The names of two men must have special acknowledgment here.  Ironically, neither of them was nominated by one of the two major parties for vice president, but they both achieved that office.  The names are, and you know them well, Gerald Rudolph Ford, Jr. and Nelson Aldrich Rockefeller.  Both dedicated a large part of their lives to public service and deserve to be well remembered and highly regarded.

If I had to grant an award to the most valuable vice presidential candidate of the last one hundred and twelve years, it would go to Lyndon Baines Johnson whose 1960 vice presidential candidacy probably insured John Fitzgerald Kennedy’s victory. 

Perhaps the grandest vice presidential candidate and actual vice president was Thomas Riley Marshall, Woodrow Wilson’s vice president between 1913 and 1921.  Marshall knew what the nation needed most and told wonderful stories.  “What this nation really needs,” he once observed, “is a good five cent cigar.”  Marshall, who was from Indiana -- a state considered critical to political success during the late 19th and early 20th centuries -- used to tell the story of the couple who had two sons.  One of them went to sea and the other son became vice president of the United States.  The sad part of the story is that neither son was ever heard from again!
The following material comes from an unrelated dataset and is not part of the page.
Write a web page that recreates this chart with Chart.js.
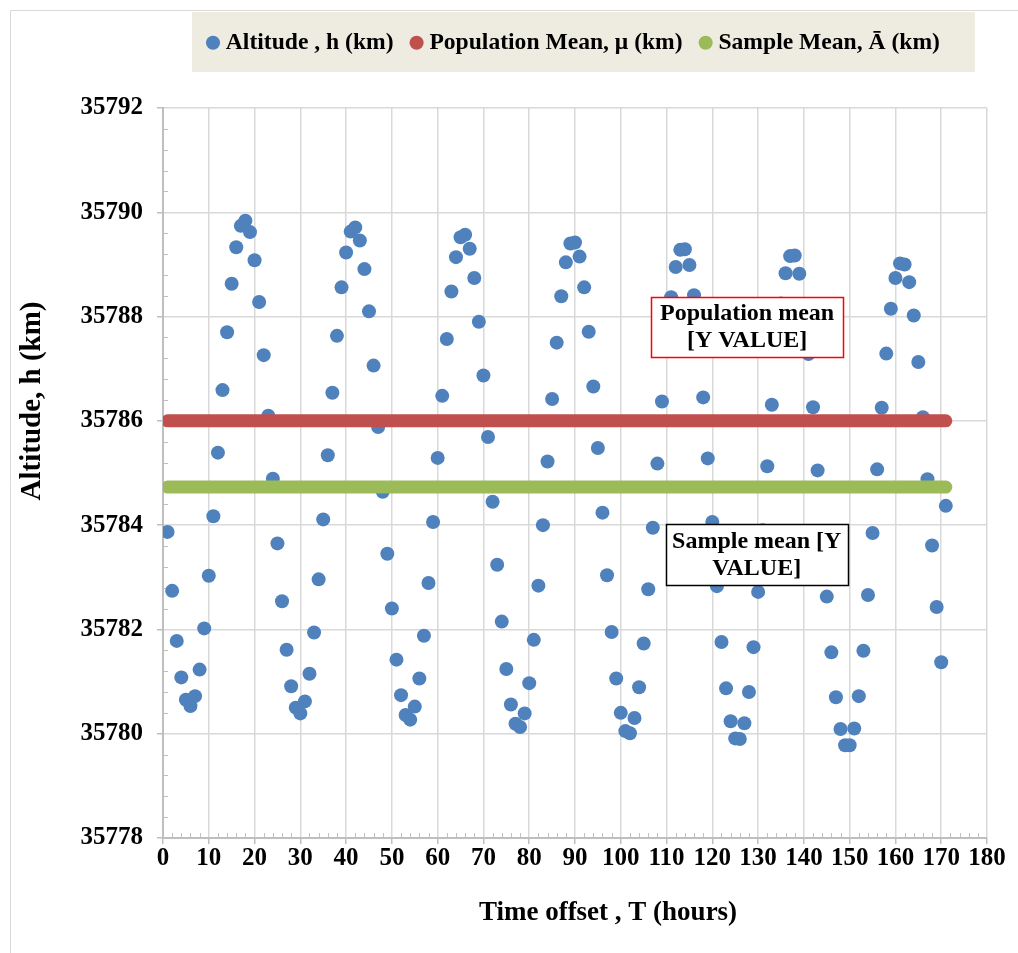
<!DOCTYPE html>
<html>
<head>
<meta charset="utf-8">
<script src="https://cdn.jsdelivr.net/npm/chart.js@4.4.1/dist/chart.umd.min.js"></script>
<style>
  html, body { margin: 0; padding: 0; background: #ffffff; }
  #wrap { position: relative; width: 1018px; height: 953px; overflow: hidden; }
  canvas { display: block; }
</style>
</head>
<body>
<div id="wrap"><canvas id="chart" width="1018" height="953"></canvas></div>
<script>
// Hourly time offsets of the altitude samples (hours)
const hours = [
  1, 2, 3, 4, 5, 6, 7, 8, 9, 10, 11, 12, 13, 14, 15, 16, 17, 18, 19, 20,
  21, 22, 23, 24, 25, 26, 27, 28, 29, 30, 31, 32, 33, 34, 35, 36, 37, 38, 39, 40,
  41, 42, 43, 44, 45, 46, 47, 48, 49, 50, 51, 52, 53, 54, 55, 56, 57, 58, 59, 60,
  61, 62, 63, 64, 65, 66, 67, 68, 69, 70, 71, 72, 73, 74, 75, 76, 77, 78, 79, 80,
  81, 82, 83, 84, 85, 86, 87, 88, 89, 90, 91, 92, 93, 94, 95, 96, 97, 98, 99, 100,
  101, 102, 103, 104, 105, 106, 107, 108, 109, 110, 111, 112, 113, 114, 115, 116, 117, 118, 119, 120,
  121, 122, 123, 124, 125, 126, 127, 128, 129, 130, 131, 132, 133, 134, 135, 136, 137, 138, 139, 140,
  141, 142, 143, 144, 145, 146, 147, 148, 149, 150, 151, 152, 153, 154, 155, 156, 157, 158, 159, 160,
  161, 162, 163, 164, 165, 166, 167, 168, 169, 170, 171
];

// Measured altitude at each offset (km)
const altitude = [
  35783.87, 35782.74, 35781.78, 35781.08, 35780.65, 35780.53, 35780.72, 35781.23, 35782.02, 35783.03,
  35784.17, 35785.39, 35786.59, 35787.70, 35788.63, 35789.33, 35789.74, 35789.84, 35789.62, 35789.08,
  35788.28, 35787.26, 35786.10, 35784.89, 35783.65, 35782.54, 35781.61, 35780.91, 35780.50, 35780.39,
  35780.62, 35781.15, 35781.94, 35782.96, 35784.11, 35785.34, 35786.54, 35787.63, 35788.56, 35789.23,
  35789.63, 35789.71, 35789.46, 35788.91, 35788.10, 35787.06, 35785.88, 35784.64, 35783.45, 35782.40,
  35781.42, 35780.74, 35780.36, 35780.27, 35780.52, 35781.06, 35781.88, 35782.89, 35784.06, 35785.29,
  35786.48, 35787.57, 35788.48, 35789.14, 35789.52, 35789.57, 35789.30, 35788.74, 35787.90, 35786.87,
  35785.69, 35784.45, 35783.24, 35782.15, 35781.24, 35780.56, 35780.19, 35780.13, 35780.39, 35780.97,
  35781.80, 35782.84, 35784.00, 35785.22, 35786.42, 35787.50, 35788.39, 35789.04, 35789.40, 35789.42,
  35789.15, 35788.56, 35787.71, 35786.66, 35785.48, 35784.24, 35783.04, 35781.95, 35781.06, 35780.40,
  35780.05, 35780.01, 35780.30, 35780.89, 35781.73, 35782.77, 35783.95, 35785.18, 35786.37, 35787.48,
  35788.37, 35788.95, 35789.28, 35789.29, 35788.99, 35788.41, 35787.55, 35786.45, 35785.28, 35784.06,
  35782.83, 35781.76, 35780.87, 35780.24, 35779.91, 35779.90, 35780.20, 35780.80, 35781.66, 35782.72,
  35783.90, 35785.13, 35786.31, 35787.40, 35788.25, 35788.83, 35789.16, 35789.17, 35788.82, 35788.22,
  35787.28, 35786.26, 35785.05, 35783.85, 35782.63, 35781.56, 35780.70, 35780.09, 35779.78, 35779.78,
  35780.10, 35780.72, 35781.59, 35782.66, 35783.85, 35785.07, 35786.25, 35787.29, 35788.15, 35788.74,
  35789.02, 35789.00, 35788.66, 35788.02, 35787.13, 35786.07, 35784.88, 35783.61, 35782.43, 35781.37,
  35784.37
];

// Reference levels (km)
const populationMean = 35786;
const sampleMean = 35784.73;

// Axis tick values
const xTicks = [0, 10, 20, 30, 40, 50, 60, 70, 80, 90, 100, 110, 120, 130, 140, 150, 160, 170, 180];
const yTicks = [35778, 35780, 35782, 35784, 35786, 35788, 35790, 35792];

// Text
const seriesNames = ['Altitude , h (km)', 'Population Mean, \u03bc (km)', 'Sample Mean, \u0100 (km)'];
const xTitle = 'Time offset , T (hours)';
const yTitle = 'Altitude, h (km)';
const populationCallout = ['Population mean', '[Y VALUE]'];
const sampleCallout = ['Sample mean [Y', 'VALUE]'];

const FONT = "'Liberation Serif', 'Times New Roman', serif";
const BLUE = '#4f81bd', RED = '#c0504d', GREEN = '#9bbb59';
const GRID = '#d9d9d9', AXIS = '#bfbfbf';
const LEGEND_START = 212;   // x of the first legend item

const altitudePoints = hours.map((h, i) => ({ x: h, y: altitude[i] }));
const firstHour = hours[0], lastHour = hours[hours.length - 1];
const levelLine = v => [{ x: firstHour, y: v }, { x: lastHour, y: v }];

// Layout, legend band, minor ticks, callouts and axis titles
const decor = {
  id: 'decor',
  beforeLayout(chart) {
    const lg = chart.legend;
    if (lg && !lg._bandFit) {
      const fit = lg.fit;
      lg.fit = function () { fit.call(this); this.height = 99; };
      lg._bandFit = true;
    }
  },
  afterLayout(chart) {
    const lg = chart.legend;
    const pad = lg.options.labels.padding;
    const natural = (lg.left + pad + lg.right - lg.lineWidths[0]) / 2;
    const shift = LEGEND_START - natural;
    lg.left += shift; lg.right += shift;
  },
  beforeDraw(chart) {
    const ctx = chart.ctx;
    ctx.save();
    // outer frame
    ctx.strokeStyle = GRID; ctx.lineWidth = 1;
    ctx.beginPath();
    ctx.moveTo(10.5, chart.height); ctx.lineTo(10.5, 10.5); ctx.lineTo(chart.width, 10.5);
    ctx.stroke();
    // legend band
    const hb = chart.legend.legendHitBoxes;
    if (hb && hb.length) {
      const l = Math.min(...hb.map(b => b.left)) - 20;
      const r = Math.max(...hb.map(b => b.left + b.width)) + 35;
      ctx.fillStyle = '#eeece1';
      ctx.fillRect(l, chart.legend.top + 3, r - l, 60);
    }
    ctx.restore();
  },
  beforeDatasetsDraw(chart) {
    const ctx = chart.ctx, xs = chart.scales.x, ys = chart.scales.y, a = chart.chartArea;
    ctx.save();
    ctx.strokeStyle = AXIS; ctx.lineWidth = 1;
    ctx.beginPath();
    for (let i = 0; i < yTicks.length - 1; i++) {
      const step = (yTicks[i + 1] - yTicks[i]) / 5;
      for (let k = 1; k < 5; k++) {
        const py = Math.round(ys.getPixelForValue(yTicks[i] + k * step)) + 0.5;
        ctx.moveTo(a.left, py); ctx.lineTo(a.left + 5, py);
      }
    }
    for (let i = 0; i < xTicks.length - 1; i++) {
      const step = (xTicks[i + 1] - xTicks[i]) / 5;
      for (let k = 1; k < 5; k++) {
        const px = Math.round(xs.getPixelForValue(xTicks[i] + k * step)) + 0.5;
        ctx.moveTo(px, a.bottom); ctx.lineTo(px, a.bottom - 5);
      }
    }
    ctx.stroke();
    ctx.restore();
  },
  afterDatasetsDraw(chart) {
    const ctx = chart.ctx, xs = chart.scales.x, ys = chart.scales.y;
    const boxes = [
      { lines: populationCallout, at: [127.6, 35787.8], w: 192, h: 60, border: '#ff0000' },
      { lines: sampleCallout, at: [129.7, 35783.44], w: 182, h: 61, border: '#000000' }
    ];
    ctx.save();
    for (const b of boxes) {
      const cx = xs.getPixelForValue(b.at[0]), cy = ys.getPixelForValue(b.at[1]);
      const l = Math.round(cx - b.w / 2) + 0.5, t = Math.round(cy - b.h / 2) + 0.5;
      ctx.fillStyle = '#ffffff';
      ctx.fillRect(l, t, b.w, b.h);
      ctx.strokeStyle = b.border; ctx.lineWidth = 1.5;
      ctx.strokeRect(l, t, b.w, b.h);
      ctx.fillStyle = '#000000';
      ctx.font = 'bold 24px ' + FONT;
      ctx.textAlign = 'center'; ctx.textBaseline = 'middle';
      ctx.fillText(b.lines[0], cx, cy - 13);
      ctx.fillText(b.lines[1], cx, cy + 14);
    }
    ctx.restore();
  },
  afterDraw(chart) {
    const ctx = chart.ctx;
    ctx.save();
    ctx.fillStyle = '#000000';
    ctx.textAlign = 'center'; ctx.textBaseline = 'middle';
    ctx.font = 'bold 27px ' + FONT;
    ctx.fillText(xTitle, 608, 913);
    ctx.translate(33, 401);
    ctx.rotate(-Math.PI / 2);
    ctx.font = 'bold 29px ' + FONT;
    ctx.fillText(yTitle, 0, 0);
    ctx.restore();
  }
};

new Chart(document.getElementById('chart'), {
  type: 'scatter',
  data: {
    datasets: [
      {
        label: seriesNames[0],
        data: altitudePoints,
        backgroundColor: BLUE, borderColor: BLUE,
        pointBackgroundColor: BLUE, pointBorderColor: BLUE,
        pointRadius: 7, pointBorderWidth: 0, pointHoverRadius: 7,
        pointStyle: 'circle',
        order: 3
      },
      {
        label: seriesNames[1],
        data: levelLine(populationMean),
        showLine: true,
        borderColor: RED, backgroundColor: RED,
        pointBackgroundColor: RED, pointBorderColor: RED,
        borderWidth: 13, borderCapStyle: 'round',
        pointRadius: 0, pointHoverRadius: 0, pointStyle: 'circle',
        order: 2
      },
      {
        label: seriesNames[2],
        data: levelLine(sampleMean),
        showLine: true,
        borderColor: GREEN, backgroundColor: GREEN,
        pointBackgroundColor: GREEN, pointBorderColor: GREEN,
        borderWidth: 13, borderCapStyle: 'round',
        pointRadius: 0, pointHoverRadius: 0, pointStyle: 'circle',
        order: 1
      }
    ]
  },
  options: {
    responsive: false,
    animation: false,
    devicePixelRatio: 1,
    layout: { padding: { top: 9, left: 10, right: 31, bottom: 0 } },
    plugins: {
      tooltip: { enabled: false },
      legend: {
        position: 'top',
        labels: {
          usePointStyle: true,
          boxHeight: 10,
          boxWidth: 2,
          padding: 22,
          color: '#000000',
          font: { family: FONT, size: 23.6, weight: 'bold' },
          sort: (a, b) => a.datasetIndex - b.datasetIndex,
          generateLabels(chart) {
            const items = Chart.defaults.plugins.legend.labels.generateLabels(chart);
            items.forEach(it => { it.lineWidth = 0; it.strokeStyle = it.fillStyle; });
            return items;
          }
        }
      }
    },
    scales: {
      x: {
        type: 'linear', min: 0, max: 180,
        afterBuildTicks(s) { s.ticks = xTicks.map(v => ({ value: v })); },
        afterFit(s) { s.height = 115; s.paddingLeft = 0; s.paddingRight = 0; },
        ticks: {
          autoSkip: false, maxRotation: 0, padding: 0,
          color: '#000000',
          font: { family: FONT, size: 25, weight: 'bold' },
          callback: v => String(v)
        },
        grid: { color: GRID, lineWidth: 1.5, tickLength: 6, tickColor: AXIS },
        border: { color: AXIS, width: 2 }
      },
      y: {
        type: 'linear', min: 35778, max: 35792,
        afterBuildTicks(s) { s.ticks = yTicks.map(v => ({ value: v })); },
        afterFit(s) { s.width = 153; s.paddingTop = 0; s.paddingBottom = 0; },
        ticks: {
          padding: 14,
          color: '#000000',
          font: { family: FONT, size: 25, weight: 'bold' },
          callback: v => String(v)
        },
        grid: { color: GRID, lineWidth: 1.5, tickLength: 6, tickColor: AXIS },
        border: { color: AXIS, width: 2 }
      }
    }
  },
  plugins: [decor]
});
</script>
</body>
</html>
Someone once observed that a major political party’s vice presidential nomination is like the last cookie on the plate—-nobody wants it, but somebody always takes it.  All I can say in response to that observation is that for four men -- Theodore Roosevelt, 1900; Calvin Coolidge, 1920; Harry Truman, 1944; and Lyndon Johnson, 1960 -- it must have been a fortune cookie!  Inside each of those four cookies there must have been a ticket to the White House!